_OBJECTIVE_
Take the listing from its first line through the line that contains "import * as" and please retype those lines exactly, leaving out the pictures.

_STORED DATA_
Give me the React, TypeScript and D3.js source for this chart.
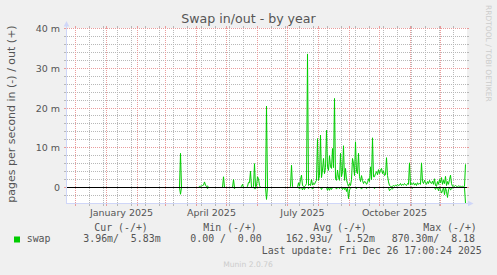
import React from "react";
import * as d3 from "d3";

// ---------- text ----------
const chartTitle = "Swap in/out - by year";
const yAxisTitle = "pages per second in (-) / out (+)";
const yMajorTicks = [0, 10, 20, 30, 40];
const yTickLabels = ["0", "10 m", "20 m", "30 m", "40 m"];
const xLabelMonths = ["2025-01-01", "2025-04-01", "2025-07-01", "2025-10-01"];
const xLabelTexts = ["January 2025", "April 2025", "July 2025", "October 2025"];
const legendHeaders = ["Cur (-/+)", "Min (-/+)", "Avg (-/+)", "Max (-/+)"];
const legendValues = ["3.96m/  5.83m", "0.00 /  0.00", "162.93u/  1.52m", "870.30m/  8.18"];
const seriesName = "swap";
const lastUpdate = "Last update: Fri Dec 26 17:00:24 2025";
const watermark = "RRDTOOL / TOBI OETIKER";
const version = "Munin 2.0.76";

// ---------- data: daily swap-out (milli pages/s), one array per month ----------
const monthStarts = [
  "2025-03-01", "2025-04-01", "2025-05-01", "2025-06-01", "2025-07-01",
  "2025-08-01", "2025-09-01", "2025-10-01", "2025-11-01", "2025-12-01",
];
const swapOutMar = [0, 0, 0, 0, 0, 0, 0, 0, 0, 0, 0, 0, 0, 0, 0, 8.6, 0, 0, 0, 0, 0, 0, 0, 0, 0, 0, 0, 0, 0, 0, 0];
const swapOutApr = [0, 0, 0, 0.3, 0.3, 0.4, 0.5, 0.6, 1.4, 0.6, 0.2, 0.4, 0, 0, 0, 0, 0, 0, 0, 0, 0, 0, 0, 0, 0, 0, 0, 2.7, 0, 0];
const swapOutMay = [0, 0, 0, 0, 0, 0, 0, 2.0, 0, 0, 0, 0, 0, 0, 0, 0.3, 0.8, 0, 0, 0, 0, 0.3, 1.3, 1.2, 4.1, 0.1, 0, 0.3, 6.0, 0.2, 0.3];
const swapOutJun = [2.7, 2.2, 0.5, 0, 0, 0, 0, 0, 0, 20.5, 0, 0, 0, 0, 0, 0, 0, 0, 0, 0, 0, 0, 0, 0, 0, 0, 0, 0, 0, 0];
const swapOutJul = [0, 0, 0, 0.3, 5.6, 0.3, 0, 0, 0, 0, 0, 1.2, 0.4, 2.0, 3.1, 0.5, 0.3, 0.2, 0.5, 1.0, 33.6, 0.5, 0.8, 0.5, 2.0, 0.6, 1.0, 0.8, 1.4, 1.8, 12.3];
const swapOutAug = [1.8, 3.0, 13.2, 2.5, 4.4, 7.3, 3.5, 5.0, 14.4, 5.2, 4.3, 8.0, 5.2, 4.8, 9.8, 5.0, 22.4, 2.2, 1.8, 4.4, 2.5, 1.8, 8.6, 2.7, 4.0, 10.5, 1.8, 4.8, 2.0, 1.0, 0.3];
const swapOutSep = [1.0, 0.5, 2.0, 7.3, 6.0, 3.0, 11.5, 4.0, 3.5, 8.6, 2.7, 1.5, 3.0, 1.8, 1.0, 1.5, 1.4, 0.8, 1.2, 2.2, 1.5, 5.2, 2.0, 12.5, 2.7, 2.7, 3.5, 4.0, 3.2, 4.5];
const swapOutOct = [3.5, 4.3, 4.8, 3.5, 4.2, 3.0, 3.2, 7.5, 3.0, 1.4, 0.5, 0.3, 0.2, 0.3, 0.5, 0.3, 0.6, 0.4, 0.8, 0.5, 0.6, 1.0, 0.5, 0.8, 0.6, 1.0, 0.7, 0.5, 1.0, 0.8, 6.2];
const swapOutNov = [0.6, 1.0, 0.8, 1.2, 0.6, 1.0, 0.5, 1.2, 0.8, 1.0, 0.8, 6.2, 1.5, 1.0, 1.8, 1.2, 0.8, 1.5, 1.0, 1.8, 1.2, 1.0, 1.6, 0.8, 2.2, 0.5, 0.3, 1.5, 0.8, 2.0];
const swapOutDec = [1.2, 2.5, 0.8, 1.8, 1.0, 2.8, 0.5, 1.5, 0.8, 2.0, 3.1, 1.0, 0.3, 0.4, 0.3, 0.5, 0.3, 0.2, 0.4, 0.3, 0.3, 0.2, 0.3, 0.2, 0.3, 5.83];

// ---------- data: swap-in (milli pages/s), days with non-zero values ----------
const swapInDays = [
  "2025-03-16", "2025-04-12", "2025-05-09", "2025-05-29", "2025-05-30", "2025-06-10",
  "2025-07-13", "2025-07-16", "2025-07-18", "2025-07-22", "2025-07-26",
  "2025-08-04", "2025-08-10", "2025-08-12", "2025-08-14", "2025-08-19", "2025-08-22",
  "2025-08-25", "2025-08-27", "2025-08-29", "2025-08-31",
  "2025-09-01", "2025-09-02", "2025-09-08", "2025-09-13", "2025-09-18", "2025-09-26",
  "2025-10-11", "2025-10-12", "2025-10-13", "2025-10-14",
  "2025-11-03", "2025-11-26", "2025-11-29",
  "2025-12-01", "2025-12-02", "2025-12-03", "2025-12-05", "2025-12-07", "2025-12-08",
  "2025-12-09", "2025-12-11", "2025-12-12", "2025-12-26",
];
const swapInValues = [
  1.7, 0.3, 0.3, 0.3, 0.3, 3.0,
  0.4, 0.6, 0.5, 0.3, 0.4,
  0.5, 0.7, 0.7, 0.5, 0.4, 0.3,
  0.5, 0.5, 1.0, 2.8,
  0.6, 0.3, 0.3, 0.4, 0.3, 0.3,
  0.8, 0.5, 0.3, 0.4,
  0.2, 0.5, 0.8,
  0.5, 1.4, 0.8, 1.8, 1.0, 2.5,
  0.5, 0.6, 0.4, 3.96,
];

const swapOutByMonth = [
  swapOutMar, swapOutApr, swapOutMay, swapOutJun, swapOutJul,
  swapOutAug, swapOutSep, swapOutOct, swapOutNov, swapOutDec,
];

const DAY = 86400000;
const parse = (s: string) => new Date(s + "T00:00:00Z");

type Pt = { date: Date; v: number };

const outSeries: Pt[] = swapOutByMonth.flatMap((vals, m) =>
  vals.map((v, i) => ({ date: new Date(parse(monthStarts[m]).getTime() + i * DAY), v }))
);
const inMap = new Map<string, number>(swapInDays.map((d, i) => [d, swapInValues[i]]));
const inSeries: Pt[] = outSeries.map((p) => ({
  date: p.date,
  v: -(inMap.get(p.date.toISOString().slice(0, 10)) ?? 0),
}));

const FONT = "DejaVu Sans, Liberation Sans, sans-serif";
const MONO = "DejaVu Sans Mono, Liberation Mono, monospace";
const TEXT = "#555555";
const GREEN = "#00CC00";
const AXIS = "#CFD6F8";
const MINOR = "#b8b8b8";
const MAJOR = "#e99c9c";

export default function App() {
  const W = 497;
  const H = 275;
  const X0 = 67;
  const X1 = 467;
  const start = new Date(Date.UTC(2024, 10, 22, 12));
  const end = new Date(start.getTime() + 400 * DAY);
  const x = d3.scaleUtc().domain([start, end]).range([X0, X1]);
  const y = d3.scaleLinear().domain([-4, 40]).range([203.4, 28.5]);
  const snap = (v: number) => Math.floor(v) + 0.5;
  const yTop = snap(y(40));
  const yBot = snap(y(-4));
  const xAxis = X0 - 0.5;
  const vTop = yTop - 0.5; // integer pixel edge so dots are crisp
  const vBot = yBot + 0.5;

  const minorY = d3.range(-2, 40, 2).filter((v) => v % 10 !== 0);
  const months = d3.utcMonth.range(start, end);
  const refSunday = parse("2025-11-30").getTime();
  const sundays = d3.utcSunday
    .range(start, end)
    .filter((d) => Math.round((refSunday - d.getTime()) / DAY) % 14 === 0);

  const line = d3
    .line<Pt>()
    .x((d) => x(d.date))
    .y((d) => y(d.v));

  return (
    <svg
      width={W}
      height={H}
      viewBox={`0 0 ${W} ${H}`}
      style={{ position: "absolute", left: 0, top: 0, display: "block" }}
    >
      <rect x={0} y={0} width={W} height={H} fill="#F0F0F0" />
      <rect x={X0 - 1} y={vTop} width={X1 - X0 + 1} height={vBot - vTop} fill="#FFFFFF" />

      {/* minor horizontal grid */}
      {minorY.map((v) => {
        const yy = snap(y(v));
        return (
          <g key={"mh" + v}>
            <line x1={X0} x2={X1} y1={yy} y2={yy} stroke={MINOR} strokeDasharray="1 1" />
            <line x1={X0 - 3} x2={X0} y1={yy} y2={yy} stroke={MINOR} />
            <line x1={X1} x2={X1 + 2} y1={yy} y2={yy} stroke={MINOR} />
          </g>
        );
      })}
      {/* minor vertical grid (every second Sunday) */}
      {sundays.map((d) => {
        const xx = snap(x(d));
        return (
          <g key={"mv" + d.getTime()}>
            <line x1={xx} x2={xx} y1={vTop} y2={vBot} stroke={MINOR} strokeDasharray="1 1" />
            <line x1={xx} x2={xx} y1={vBot} y2={vBot + 2} stroke={MINOR} />
            <line x1={xx} x2={xx} y1={vTop - 2} y2={vTop} stroke={MINOR} />
          </g>
        );
      })}
      {/* major horizontal grid */}
      {yMajorTicks.map((v) => {
        const yy = snap(y(v));
        return (
          <g key={"Mh" + v}>
            <line x1={X0} x2={X1} y1={yy} y2={yy} stroke={MAJOR} strokeDasharray="1 1" />
            <line x1={X0 - 3} x2={X0} y1={yy} y2={yy} stroke={MAJOR} />
            <line x1={X1} x2={X1 + 2} y1={yy} y2={yy} stroke={MAJOR} />
          </g>
        );
      })}
      {/* major vertical grid (months) */}
      {months.map((d) => {
        const xx = snap(x(d));
        return (
          <g key={"Mv" + d.getTime()}>
            <line x1={xx} x2={xx} y1={vTop} y2={vBot} stroke={MAJOR} strokeDasharray="1 1" />
            <line x1={xx} x2={xx} y1={vBot} y2={vBot + 2} stroke={MAJOR} />
            <line x1={xx} x2={xx} y1={vTop - 2} y2={vTop} stroke={MAJOR} />
          </g>
        );
      })}

      {/* data */}
      <path d={line(inSeries) ?? ""} fill="none" stroke={GREEN} strokeWidth={1} />
      <path d={line(outSeries) ?? ""} fill="none" stroke={GREEN} strokeWidth={1} />

      {/* zero line */}
      <line x1={xAxis} x2={X1} y1={snap(y(0))} y2={snap(y(0))} stroke="#000000" strokeWidth={1} />

      {/* axes */}
      <line x1={xAxis} x2={xAxis} y1={vBot} y2={yTop - 3} stroke={AXIS} />
      <line x1={xAxis - 0.5} x2={X1 + 1} y1={yBot} y2={yBot} stroke={AXIS} />
      <polygon
        points={`${xAxis - 2.8},${yTop - 2} ${xAxis + 2.8},${yTop - 2} ${xAxis},${yTop - 7.5}`}
        fill={AXIS}
      />
      <polygon
        points={`${X1 + 1},${yBot - 2.8} ${X1 + 1},${yBot + 2.8} ${X1 + 6.5},${yBot}`}
        fill={AXIS}
      />

      {/* y tick labels */}
      {yMajorTicks.map((v, i) => (
        <text
          key={"yl" + v}
          x={60}
          y={snap(y(v)) + 3.5}
          textAnchor="end"
          fontFamily={FONT}
          fontSize={9.5}
          fill={TEXT}
        >
          {yTickLabels[i]}
        </text>
      ))}
      {/* x labels, centred in the middle of their month */}
      {xLabelMonths.map((m, i) => (
        <text
          key={"xl" + m}
          x={x(new Date(parse(m).getTime() + 15 * DAY))}
          y={216}
          textAnchor="middle"
          fontFamily={FONT}
          fontSize={9.5}
          fill={TEXT}
        >
          {xLabelTexts[i]}
        </text>
      ))}

      {/* title */}
      <text x={248.5} y={23} textAnchor="middle" fontFamily={FONT} fontSize={12.6} fill={TEXT}>
        {chartTitle}
      </text>
      {/* y axis title */}
      <text
        transform="translate(15,114) rotate(-90)"
        textAnchor="middle"
        fontFamily={FONT}
        fontSize={11}
        fill={TEXT}
      >
        {yAxisTitle}
      </text>
      {/* watermark */}
      <text
        transform="translate(485.5,5) rotate(90)"
        textAnchor="start"
        fontFamily={FONT}
        fontSize={7.5}
        fill="#cccccc"
      >
        {watermark}
      </text>

      {/* legend */}
      <g fontFamily={MONO} fontSize={9.9} fill={TEXT} style={{ whiteSpace: "pre" }}>
        {legendHeaders.map((h, i) => (
          <text key={"lh" + i} x={[94.3, 203.3, 313.3, 423.3][i]} y={230.5} xmlSpace="preserve">
            {h}
          </text>
        ))}
        <rect x={14} y={236.5} width={6} height={6} fill={GREEN} />
        <text x={26.7} y={242.3}>{seriesName}</text>
        {legendValues.map((s, i) => (
          <text key={"lv" + i} x={[83.3, 190.3, 285.7, 391.7][i]} y={242.3} xmlSpace="preserve">
            {s}
          </text>
        ))}
        <text x={261.7} y={254} xmlSpace="preserve">
          {lastUpdate}
        </text>
      </g>
      <text x={248} y={266.5} textAnchor="middle" fontFamily={FONT} fontSize={7.6} fill="#cccccc">
        {version}
      </text>
    </svg>
  );
}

_TASK RESULT_
Give me the React, TypeScript and D3.js source for this chart.
import React from "react";
import * as d3 from "d3";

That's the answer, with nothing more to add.